Kamares ware is a distinctive type of Minoan pottery produced in Crete during the Minoan period, dating to MM IA (ca. 2100 BCE). By the LM IA period (ca. 1450), or the end of the First Palace Period, these wares decline in distribution and "vitality". They have traditionally been interpreted as a prestige artifact, possibly used as an elite table-ware.

The designs of Kamares ware are typically executed in white, red and blue on a black field. Typical designs include abstract floral motifs.  Surviving examples include ridged cups, small, round spouted jars, and large storage jars (pithoi), on which combinations of abstract curvilinear designs and stylized plant and marine motifs are painted in white and tones of red, orange, and yellow on black grounds.

The Kamares style was often elaborate, with complex patterns on pottery of eggshell thinness. Sets of cups and jugs have been found, and it has been suggested that these may have been used in ritual, though Kamares pottery presumably also graced the dining tables of the First Palaces.

The first Kamares pottery was found in the excavations conducted by Flinders Petrie at Lahun, Egypt. This material is now in the British Museum.

Historical development 
The early forms of Kamares ware appeared during the Middle Minoan IA period (ca. 2100 BCE). Such pottery appeared at Knossos, in the palace's West Court, at Mochlos and Vasiliki in eastern Crete, as well as at Patrikies in the Messara Plain of southern Crete. Contemporary pottery was also found at Malia.
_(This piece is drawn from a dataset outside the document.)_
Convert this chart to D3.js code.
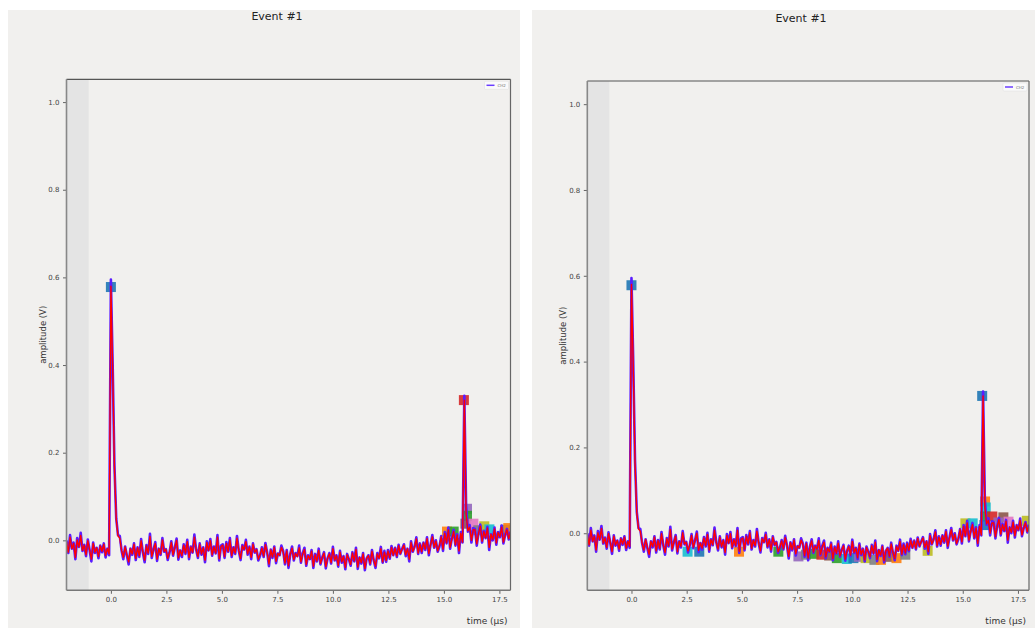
<!DOCTYPE html>
<html><head><meta charset="utf-8">
<script src="https://cdn.jsdelivr.net/npm/d3@7"></script>
<style>body{margin:0;background:#fff;} svg{display:block;font-family:"DejaVu Sans",sans-serif;}</style>
</head><body><svg id="c" width="1035" height="628"></svg>
<script>
// ---- data ----
const sampleStart = -2.0;   // µs, first sample time
const sampleStep = 0.08;    // µs between samples
const ch2Raw = [
0.000,-0.029,0.012,-0.019,-0.005,-0.043,0.005,-0.015,0.017,-0.024,
-0.010,-0.036,0.002,-0.022,-0.048,-0.005,-0.029,-0.017,-0.041,-0.012,
-0.027,-0.007,-0.039,-0.019,-0.034,
0.595,0.400,0.170,0.050,0.012,
0.010,-0.023,-0.043,-0.014,-0.035,-0.055,-0.019,-0.033,-0.007,-0.045,
-0.016,-0.038,0.003,-0.028,-0.050,-0.011,-0.031,0.015,-0.040,-0.021,
-0.004,-0.047,-0.019,-0.033,0.005,-0.026,-0.020,-0.045,-0.028,-0.002,
-0.035,-0.016,0.004,-0.044,-0.023,-0.038,-0.009,-0.031,0.001,-0.043,
-0.014,-0.028,0.013,-0.021,-0.040,-0.007,-0.033,-0.016,-0.050,-0.002,
-0.023,0.003,-0.035,-0.014,-0.030,0.012,-0.046,-0.012,-0.009,-0.040,
-0.004,-0.026,0.005,-0.038,-0.016,-0.031,0.010,-0.023,-0.045,-0.011,
-0.021,0.001,-0.033,-0.014,-0.043,-0.007,-0.028,-0.020,-0.046,-0.035,
-0.016,-0.038,-0.006,-0.028,-0.059,-0.021,-0.040,-0.014,-0.052,-0.030,
-0.034,-0.012,-0.024,-0.055,-0.022,-0.063,-0.031,-0.014,-0.046,-0.029,
-0.036,-0.012,-0.051,-0.029,-0.017,-0.058,-0.034,-0.043,-0.022,-0.063,
-0.031,-0.048,-0.019,-0.055,-0.039,-0.027,-0.064,-0.041,-0.029,-0.053,
-0.015,-0.046,-0.034,-0.060,-0.024,-0.051,-0.036,-0.066,-0.031,-0.043,
-0.058,-0.027,-0.048,-0.017,-0.065,-0.039,-0.053,-0.029,-0.068,-0.041,
-0.034,-0.055,-0.022,-0.046,-0.063,-0.029,-0.041,-0.015,-0.051,-0.024,
-0.049,-0.022,-0.042,-0.013,-0.034,-0.017,-0.038,-0.010,-0.031,-0.019,
-0.009,-0.036,-0.019,-0.048,-0.002,-0.026,-0.014,0.007,-0.031,-0.007,
-0.029,-0.005,-0.022,0.007,-0.034,-0.010,0.012,-0.017,0.000,-0.026,
-0.014,0.010,-0.024,0.019,-0.007,0.029,-0.019,0.005,0.024,-0.012,
0.014,-0.029,0.019,-0.005,
0.330,
0.080,0.020,0.035,-0.005,0.028,
0.026,-0.012,0.017,0.036,-0.005,0.022,0.005,0.031,-0.022,0.014,
0.000,0.029,-0.010,0.019,0.007,0.034,-0.007,0.012,0.026,0.002,
0.020];
const ch2Filtered = [
-0.003,-0.027,0.007,-0.019,-0.007,-0.039,0.001,-0.015,0.011,-0.023,
-0.011,-0.033,-0.001,-0.021,-0.043,-0.007,-0.027,-0.017,-0.037,-0.013,
-0.025,-0.009,-0.035,-0.019,-0.031,
0.580,0.390,0.165,0.048,0.010,
0.005,-0.023,-0.039,-0.015,-0.033,-0.049,-0.019,-0.031,-0.009,-0.041,
-0.017,-0.035,-0.001,-0.027,-0.045,-0.013,-0.029,0.009,-0.037,-0.021,
-0.007,-0.043,-0.019,-0.031,0.001,-0.025,-0.021,-0.041,-0.027,-0.005,
-0.033,-0.017,0.000,-0.040,-0.023,-0.035,-0.011,-0.029,-0.003,-0.039,
-0.015,-0.027,0.007,-0.021,-0.037,-0.009,-0.031,-0.017,-0.045,-0.005,
-0.023,-0.001,-0.033,-0.015,-0.029,0.007,-0.042,-0.014,-0.011,-0.037,
-0.007,-0.025,0.001,-0.035,-0.017,-0.029,0.005,-0.023,-0.041,-0.013,
-0.021,-0.003,-0.031,-0.015,-0.039,-0.009,-0.027,-0.021,-0.043,-0.033,
-0.018,-0.036,-0.010,-0.028,-0.054,-0.022,-0.038,-0.016,-0.048,-0.030,
-0.034,-0.016,-0.026,-0.052,-0.024,-0.058,-0.032,-0.018,-0.044,-0.030,
-0.037,-0.017,-0.049,-0.031,-0.021,-0.055,-0.035,-0.043,-0.025,-0.059,
-0.033,-0.047,-0.023,-0.053,-0.039,-0.029,-0.060,-0.041,-0.031,-0.051,
-0.019,-0.045,-0.035,-0.057,-0.027,-0.049,-0.037,-0.062,-0.033,-0.043,
-0.055,-0.029,-0.047,-0.021,-0.061,-0.039,-0.051,-0.031,-0.064,-0.041,
-0.035,-0.053,-0.025,-0.045,-0.059,-0.031,-0.041,-0.019,-0.049,-0.027,
-0.046,-0.024,-0.040,-0.016,-0.034,-0.018,-0.036,-0.012,-0.030,-0.020,
-0.011,-0.033,-0.019,-0.043,-0.005,-0.025,-0.015,0.003,-0.029,-0.009,
-0.026,-0.006,-0.020,0.004,-0.030,-0.010,0.008,-0.016,-0.002,-0.024,
-0.012,0.008,-0.020,0.016,-0.006,0.024,-0.016,0.004,0.020,-0.010,
0.012,-0.024,0.016,-0.004,
0.320,
0.060,0.022,0.030,0.000,0.024,
0.024,-0.008,0.016,0.032,-0.002,0.020,0.006,0.028,-0.016,0.014,
0.002,0.026,-0.006,0.018,0.008,0.030,-0.004,0.012,0.024,0.004,
0.018];

// detected features (time µs, amplitude V, tab10 colour index)
const leftMarkT = [0.0, 15.90, 15.14, 15.44, 16.04, 16.04, 15.97, 16.33, 16.55, 16.82, 17.05, 17.77, 17.90];
const leftMarkV = [0.578, 0.320, 0.020, 0.020, 0.072, 0.056, 0.038, 0.038, 0.023, 0.032, 0.025, 0.024, 0.028];
const leftMarkC = [0, 3, 1, 2, 4, 2, 5, 6, 7, 8, 9, 0, 1];

const rightMarkT = [0.0, 15.88, 2.54, 3.07, 4.87, 6.65, 7.56, 7.9, 8.25, 8.6, 8.95, 9.3, 9.75, 10.05, 10.3, 10.6, 11.0, 11.3, 11.7, 12.0, 12.4, 13.41, 15.12, 15.45, 16.01, 16.04, 16.01, 15.98, 16.34, 16.84, 17.07, 16.61, 17.90];
const rightMarkV = [0.578, 0.320, -0.043, -0.043, -0.043, -0.043, -0.054, -0.050, -0.048, -0.050, -0.052, -0.058, -0.060, -0.058, -0.055, -0.058, -0.062, -0.062, -0.055, -0.058, -0.050, -0.041, 0.023, 0.023, 0.074, 0.060, 0.039, 0.019, 0.039, 0.037, 0.027, 0.025, 0.029];
const rightMarkC = [0, 0, 9, 0, 1, 2, 4, 7, 2, 3, 5, 2, 9, 0, 4, 8, 7, 1, 5, 1, 7, 8, 8, 9, 1, 9, 2, 0, 3, 5, 6, 4, 8];

const xTicks = [0.0, 2.5, 5.0, 7.5, 10.0, 12.5, 15.0, 17.5];
const yTicks = [0.0, 0.2, 0.4, 0.6, 0.8, 1.0];
const legendLabel = "CH2";
const titleText = "Event #1";
const xLabelText = "time (\u03bcs)";
const yLabelText = "amplitude (V)";
const shadeRange = [-2.0, -1.0];

// ---- drawing ----
const tab10 = ["#1f77b4","#ff7f0e","#2ca02c","#d62728","#9467bd","#8c564b","#e377c2","#7f7f7f","#bcbd22","#17becf"];
const samples = ch2Raw.map((v, i) => ({t: sampleStart + i * sampleStep, raw: v, filt: ch2Filtered[i]}));
const svg = d3.select("#c");

function panel(cfg) {
  const g = svg.append("g");
  g.append("rect").attr("x", cfg.fig[0]).attr("y", cfg.fig[1]).attr("width", cfg.fig[2]).attr("height", cfg.fig[3]).attr("fill", "#f1f0ee");
  const [ax, ay, aw, ah] = cfg.axes;
  const x = d3.scaleLinear().domain(cfg.xDom).range([ax, ax + aw]);
  const y = d3.scaleLinear().domain(cfg.yDom).range([ay + ah, ay]);
  const clipId = "clip" + cfg.id;
  svg.append("clipPath").attr("id", clipId).append("rect").attr("x", ax).attr("y", ay).attr("width", aw).attr("height", ah);

  g.append("rect").attr("x", x(shadeRange[0])).attr("y", ay).attr("width", x(shadeRange[1]) - x(shadeRange[0])).attr("height", ah).attr("fill", "#e4e4e4");

  const plot = g.append("g").attr("clip-path", `url(#${clipId})`);
  const marks = cfg.mt.map((t, i) => ({t, v: cfg.mv[i], c: cfg.mc[i]}));
  plot.selectAll("rect.m").data(marks).enter().append("rect").attr("class", "m")
    .attr("x", d => x(d.t) - 5).attr("y", d => y(d.v) - 5).attr("width", 10).attr("height", 10)
    .attr("fill", d => tab10[d.c]).attr("fill-opacity", 0.9);

  const lineRaw = d3.line().x(d => x(d.t)).y(d => y(d.raw));
  const lineFilt = d3.line().x(d => x(d.t)).y(d => y(d.filt));
  plot.append("path").datum(samples).attr("d", lineRaw).attr("fill", "none").attr("stroke", "#5a1cff").attr("stroke-width", 2.6).attr("stroke-linejoin", "round");
  plot.append("path").datum(samples).attr("d", lineFilt).attr("fill", "none").attr("stroke", "#ff0000").attr("stroke-width", 1.4).attr("stroke-linejoin", "round");

  // axes
  const xa = g.append("g").attr("transform", `translate(0,${ay + ah})`)
    .call(d3.axisBottom(x).tickValues(xTicks).tickFormat(d3.format(".1f")).tickSize(3.5).tickPadding(3.5));
  const ya = g.append("g").attr("transform", `translate(${ax},0)`)
    .call(d3.axisLeft(y).tickValues(yTicks).tickFormat(d3.format(".1f")).tickSize(3.5).tickPadding(3.5));
  [xa, ya].forEach(a => {
    a.select(".domain").remove();
    a.selectAll("line").attr("stroke", "#555").attr("stroke-width", 0.9);
    a.selectAll("text").attr("font-size", 7).attr("fill", "#444").attr("font-family", "DejaVu Sans");
  });
  // spines
  g.append("line").attr("x1", ax).attr("x2", ax + aw).attr("y1", ay).attr("y2", ay).attr("stroke", "#555").attr("stroke-width", 1.2);
  g.append("line").attr("x1", ax + aw).attr("x2", ax + aw).attr("y1", ay).attr("y2", ay + ah).attr("stroke", "#666").attr("stroke-width", 1.2);
  g.append("line").attr("x1", ax).attr("x2", ax).attr("y1", ay).attr("y2", ay + ah).attr("stroke", "#888").attr("stroke-width", 1.6);
  g.append("line").attr("x1", ax).attr("x2", ax + aw).attr("y1", ay + ah).attr("y2", ay + ah).attr("stroke", "#777").attr("stroke-width", 1.4);

  // labels
  g.append("text").attr("x", cfg.titleX).attr("y", cfg.titleY).attr("text-anchor", "middle").attr("font-size", 11).attr("fill", "#222").text(titleText);
  g.append("text").attr("x", ax + aw - 3).attr("y", ay + ah + 34).attr("text-anchor", "end").attr("font-size", 9).attr("fill", "#333").text(xLabelText);
  g.append("text").attr("transform", `translate(${ax - 21},${ay + ah / 2}) rotate(-90)`).attr("text-anchor", "middle").attr("font-size", 8.5).attr("fill", "#333").text(yLabelText);

  // legend
  const lx = ax + aw - 26, ly = ay + 2;
  g.append("rect").attr("x", lx).attr("y", ly).attr("width", 24).attr("height", 8).attr("fill", "#fafafa").attr("stroke", "#ddd").attr("stroke-width", 0.5).attr("rx", 1);
  g.append("line").attr("x1", lx + 2).attr("x2", lx + 10).attr("y1", ly + 4).attr("y2", ly + 4).attr("stroke", "#6a3dff").attr("stroke-width", 1.5);
  g.append("text").attr("x", lx + 13).attr("y", ly + 5.5).attr("font-size", 4).attr("fill", "#777").text(legendLabel);
}

panel({id: "L", fig: [8, 10, 512, 618], axes: [66.5, 79.3, 444, 511], xDom: [-2, 18], yDom: [-0.114, 1.052], titleX: 277, titleY: 20, mt: leftMarkT, mv: leftMarkV, mc: leftMarkC});
panel({id: "R", fig: [532, 10, 503, 618], axes: [587.3, 81, 441.7, 509.3], xDom: [-2, 18], yDom: [-0.133, 1.054], titleX: 801, titleY: 22, mt: rightMarkT, mv: rightMarkV, mc: rightMarkC});
</script></body></html>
Polychromy in a light-on-dark style already begins in this phase. This style was characterized by white and red/orange colours on a solidly painted dark ground.

A relief decoration known as barbotine also appears at this time. It includes three-dimensional decorations, as well as the use of the ceramic slip. Ridges and protuberances of various types are seen on the surface of vessels.

But some scholars place barbotine ware a bit earlier,

 "Barbotine Ware appears, in its earliest stages, a bit before MM IA, in EM III. The style gradually becomes more popular and picks up significantly in MM IA, along with the conservative incised style, dark on light style, and White on Dark Ware."

Plenty of MM IA pottery is found at the coastal sites of the eastern Peloponnese. Some pieces have also been found further east, on Samos and on Cyprus, and also at Kastri, Cythera, where some Cretans settled at that time.

Middle Minoan IB 
At this time (2000-1850), big palaces are constructed at Knossos and Phaistos. The pottery found there is now made using the fast potter's wheel; this marks the beginning of the Classical Kamares style.

The pots are now characterized by increasingly thinner walls, and are using more complex polychrome decorations. Some features of this pottery indicate that it was designed to appear similar to metalwork (in other words, it imitated bronze vessels).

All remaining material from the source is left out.